I am given a differential equation:
$$xy'' - 4y' + 5xy = 0$$
I am told that this has a singular point at $x=0$.
I computed:
\begin{align*}x p(x) &= -4\\ x^2 q(x) &= 5x^2 \end{align*}
From this, I deduced that $x=0$ is a regular singular point.
But from here, I am having difficulty though finding the indicial equation in terms of "$r$".
I appreciate any help, thank you.
On
Here the equation is $xy'' - 4y' + 5xy = 0$ . . . . $(1)$
$x=0$ is a regular singular point of the equation $(1)$.
So the equation $(1)$ admits of a Frobenius series of the form $$y(x)=x^r \sum_{n=0}^{\infty} a_n x^n \qquad . . . . . (2)$$ where $a_0\neq 0$ and the series converges for all $x$.
From $(2)$, $$y'(x)=\sum_{n=0}^{\infty} (n+r)a_n x^{n+r-1} \qquad ; \qquad y''(x)= \sum_{n=0}^{\infty} (n+r)(n+r-1)a_n x^{n+r-2} \qquad . . . . . (3)$$
Substituting $(2)$ and $(3)$ in $(1)$ we have
$$x\sum_{n=0}^{\infty} (n+r)(n+r-1)a_n x^{n+r-2}-4\sum_{n=0}^{\infty} (n+r)a_n x^{n+r-1}+5x\sum_{n=0}^{\infty} a_n x^{n+r}=0$$ or, $$\sum_{n=0}^{\infty}a_n (n+r) (n+r-5) x^{n+r-1}+5\sum_{n=0}^{\infty}a_n (n+r) x^{n+r+1}=0 \qquad . . . . . (4)$$
Lowest power of $x$ in equation $(4)$ is $(r-1)$.
Coefficient of $x^{r-1}$ gives the indicial equation $$ a_0r(r-5)=0\implies r^2-5r=0$$ as $a_0 \neq 0$.
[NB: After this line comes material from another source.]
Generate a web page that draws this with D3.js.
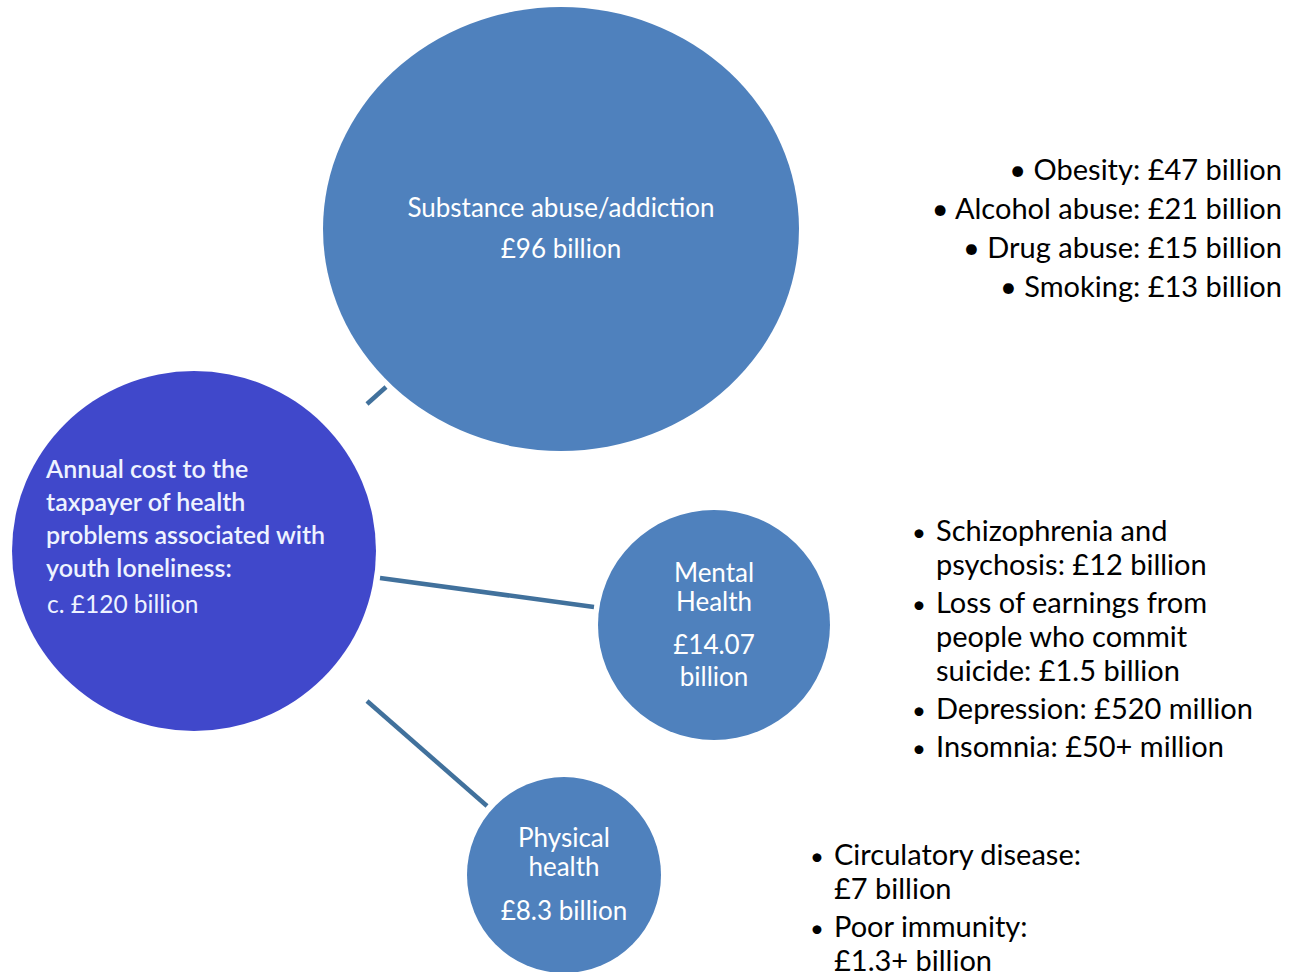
<!DOCTYPE html>
<html>
<head>
<meta charset="utf-8">
<script src="https://cdn.jsdelivr.net/npm/d3@7"></script>
<style>
  body { margin: 0; background: #fff; }
  svg { display: block; }
</style>
</head>
<body>
<svg id="chart"></svg>
<script>
// 数据
const totalLabel = ["Annual cost to the", "taxpayer of health", "problems associated with", "youth loneliness:"];
const totalValue = "c. £120 billion";

const categories = ["Substance abuse/addiction", "Mental Health", "Physical health"];
const categoryLines = [["Substance abuse/addiction"], ["Mental", "Health"], ["Physical", "health"]];
const categoryValues = [["£96 billion"], ["£14.07", "billion"], ["£8.3 billion"]];

const substanceItems = ["Obesity: £47 billion", "Alcohol abuse: £21 billion", "Drug abuse: £15 billion", "Smoking: £13 billion"];
const mentalItems = [["Schizophrenia and", "psychosis: £12 billion"], ["Loss of earnings from", "people who commit", "suicide: £1.5 billion"], ["Depression: £520 million"], ["Insomnia: £50+ million"]];
const physicalItems = [["Circulatory disease:", "£7 billion"], ["Poor immunity:", "£1.3+ billion"]];

// 布局
const width = 1296, height = 972;
const font = "'Lato', 'Open Sans', sans-serif";
const blue = "#4f81bd", darkBlue = "#4048cb", lineColor = "#41719c";

const svg = d3.select("#chart").attr("width", width).attr("height", height);

// 节点位置 (centre, radius)
const hub = { cx: 194, cy: 551, rx: 182, ry: 180 };
const nodes = [
  { cx: 561, cy: 229, rx: 238, ry: 222 },
  { cx: 714, cy: 625, rx: 116, ry: 115 },
  { cx: 564, cy: 875, rx: 97, ry: 98 }
];
// 连接线
const links = [
  [[367, 404], [386, 387]],
  [[380, 578], [594, 607]],
  [[367, 701], [487, 806]]
];

svg.selectAll(".link")
  .data(links)
  .enter()
  .append("line")
  .attr("class", "link")
  .attr("x1", d => d[0][0]).attr("y1", d => d[0][1])
  .attr("x2", d => d[1][0]).attr("y2", d => d[1][1])
  .attr("stroke", lineColor)
  .attr("stroke-width", 4.5);

svg.append("ellipse")
  .attr("cx", hub.cx).attr("cy", hub.cy)
  .attr("rx", hub.rx).attr("ry", hub.ry)
  .attr("fill", darkBlue);

svg.selectAll(".node")
  .data(categories)
  .enter()
  .append("ellipse")
  .attr("class", "node")
  .attr("cx", (d, i) => nodes[i].cx).attr("cy", (d, i) => nodes[i].cy)
  .attr("rx", (d, i) => nodes[i].rx).attr("ry", (d, i) => nodes[i].ry)
  .attr("fill", blue);

// 中心文字
const hubText = svg.append("g")
  .style("font-family", font)
  .style("fill", "#eef3ff");
hubText.selectAll("text.hub-line")
  .data(totalLabel)
  .enter()
  .append("text")
  .attr("class", "hub-line")
  .attr("x", 46)
  .attr("y", (d, i) => 478 + i * 33)
  .style("font-size", "25px")
  .style("font-weight", 600)
  .text(d => d);
hubText.append("text")
  .attr("x", 47)
  .attr("y", 613)
  .style("font-size", "24.5px")
  .text(totalValue);

// 圆内文字
const labelPos = [
  { names: [217], values: [258], size: 26 },
  { names: [582, 611], values: [654, 686], size: 26 },
  { names: [847, 876], values: [920], size: 26 }
];
categories.forEach((c, i) => {
  const g = svg.append("g")
    .style("font-family", font)
    .style("fill", "#fff")
    .attr("text-anchor", "middle");
  categoryLines[i].forEach((t, j) => {
    g.append("text").attr("x", nodes[i].cx).attr("y", labelPos[i].names[j])
      .style("font-size", labelPos[i].size + "px").text(t);
  });
  categoryValues[i].forEach((t, j) => {
    g.append("text").attr("x", nodes[i].cx).attr("y", labelPos[i].values[j])
      .style("font-size", labelPos[i].size + "px").text(t);
  });
});

// 右侧列表
const listFont = "29px";
const subList = svg.append("g").style("font-family", font).style("font-size", listFont).style("fill", "#000");
subList.selectAll("text")
  .data(substanceItems)
  .enter()
  .append("text")
  .attr("x", 1282)
  .attr("y", (d, i) => 180 + i * 39)
  .attr("text-anchor", "end")
  .text(d => "• " + d);

function bulletList(items, bulletX, textX, startY, lineGap, itemGap) {
  const g = svg.append("g").style("font-family", font).style("font-size", listFont).style("fill", "#000");
  let y = startY;
  items.forEach(item => {
    g.append("text").attr("x", bulletX).attr("y", y).style("font-size", "24px").text("•");
    item.forEach((line, j) => {
      g.append("text").attr("x", textX).attr("y", y).text(line);
      if (j < item.length - 1) y += lineGap;
    });
    y += itemGap;
  });
}
bulletList(mentalItems, 912, 936, 541, 34, 38);
bulletList(physicalItems, 810, 834, 865, 34, 38);
</script>
</body>
</html>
Indicial equation: If $x=\alpha$ is a regular singular point of the given differential equation $$u''+P(x)u'+Q(x)u=0$$ then the indicial equation is $$r(r-1)+p_0r+q_0=0$$ where
$$p_0=\lim_{x\to \alpha }(x-\alpha)P(x)$$
$$q_0=\lim_{x\to \alpha} (x-\alpha)^2Q(x)$$
${}$ By this rule we also find the indicial equation as follows:
Here $P(x)=-\frac{4}{x}$ and $Q(x)=5$
So $p_0=-4$ and $q_0=0$ and hence the indicial equation is $r(r-1)+p_0r+q_0=0\implies r(r-1)-4r+0=0\implies r^2-5r=0$ ${}$
Consider the general homogeneous second order linear differential equation $$u''+P(x)u'+Q(x)u=0$$ where $x \in D \subseteq \mathbb{C}$.
The point $x_0 \in D$ is said to be an ordinary point of the above given differential equation if $P(x)$ and $Q(x)$ are analytic at $x_0$.
If either $P(x)$ or $Q(x)$ fails to be analytic at $x_0$, the point $x_0$ is called a singular point of the given differential equation.
A singular point $x_0$ of the given differential equation is said to be regular singular point if the function $(x-x_0)P(x)$ and $(x-x_0)^2 Q(x)$ are analytic at $x_0$ and irregular otherwise.
I don't know whether you are taught to study this specific kind of differential equation with polynomial coefficients "out of scratch" or take profit of some already usable results.
Indeed, this differential equation can be casted into a form with generic solutions using combinations of Bessel functions (I see you are aware of that because you have used this tag).
For that, multiply the LHS of your differential equation by variable $x$, then use formulas (3) and (4) of this reference, giving the following general solution :
$$y=x^{5/2}\left[C_1 J_{5/2}(\sqrt{5} x)+C_2 Y_{5/2}(\sqrt{5} x)\right]$$
(parameters values $p=-\dfrac52, q=\dfrac52, a=\sqrt{5}, r=1$ in expression (4)), $C_1, C_2$ being constants given by initial/boundary conditions.